Posts like this remind me why I love your insight and writing Meg. I felt the exact same way you felt after reading that Times article last week, I just kept shaking my head with each page turn.
Didn’t anyone ever teach that poor girl, “Don’t dish it out if you can’t take it.”?
That article annoyed the shit out of me, for most of the same reasons it did for you. People need to grow up, bloggers especially.
I have to agree with you Meg.
Each and every one of us that choose to own/run/publish a blog, in any form should be willing to “own” the screw ups, regrets, and joys of that medium they themselves chose to be a part of. Alas, this woman chose to…Wave a hand at it, and say yeah, I did it, now I have to live with it.

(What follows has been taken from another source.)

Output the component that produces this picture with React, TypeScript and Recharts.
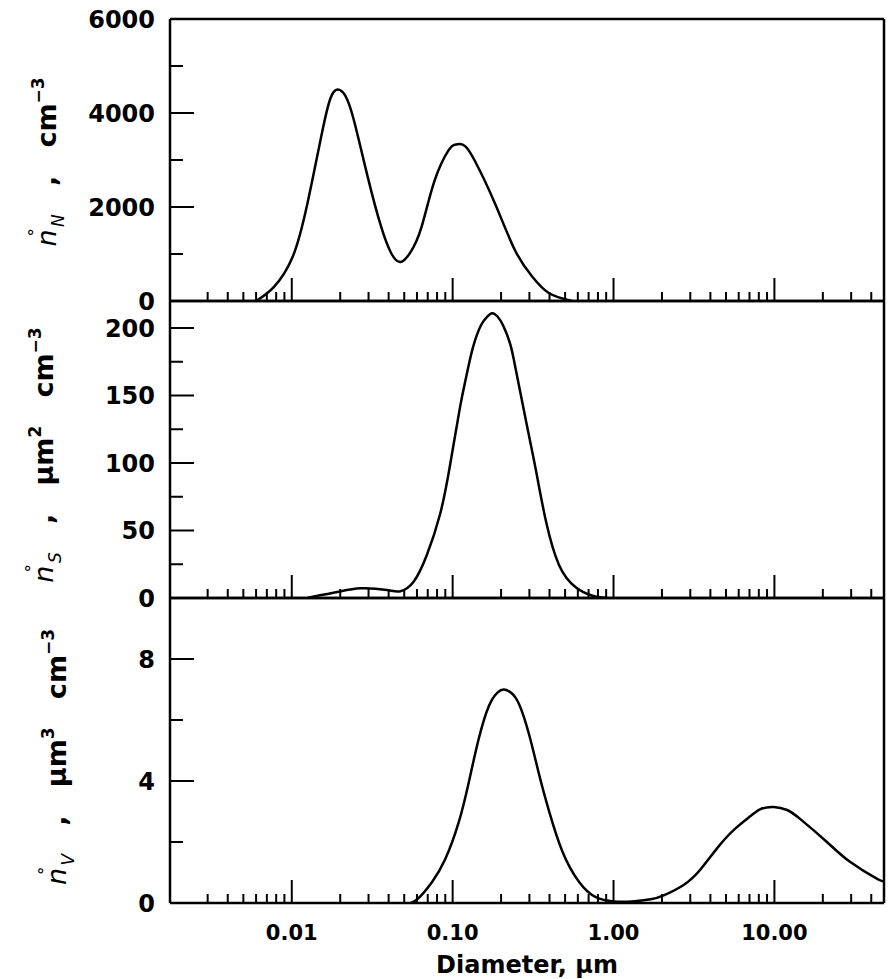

There has been many a time when even I myself have had to stop the writing process when it was going in a direction I never intended to go. It seems to me this young woman said, “Full speed ahead, and Damn the torpedoes!” and now, her 15 minutes of fame, is at the cost of people who actually cared about her.
I’ve been an admirer of your blog for some time now, and this post solidifies that point. I’ve seen the highs and lows here, but you’ve retained the integrity you started out with, and became a better person for it.
This young woman on the other hand, sold her soul for a career. Even I, couldn’t wrap my head around doing something like that.
Yeah, I’ve been known to make some pretty stupid choices in what I post in my blog, or even the podcast. But at least I’m willing to totally “own” those mistakes, and move on. Seems to me, she got what she wanted, and that was that.
Hi Meg,
Seeing as your blog is the only one I read I don’t feel I have sufficient experience to comment other than to say it appears to be a case of a simple moral value… “treat others as you would like to be treated.”
I’ve no time for people who bemoan the woes of their own indiscretions. Perhaps taking ownership of your actions is the first courageous step any potential writer should consider before proceeding to walk all over friends and relationships.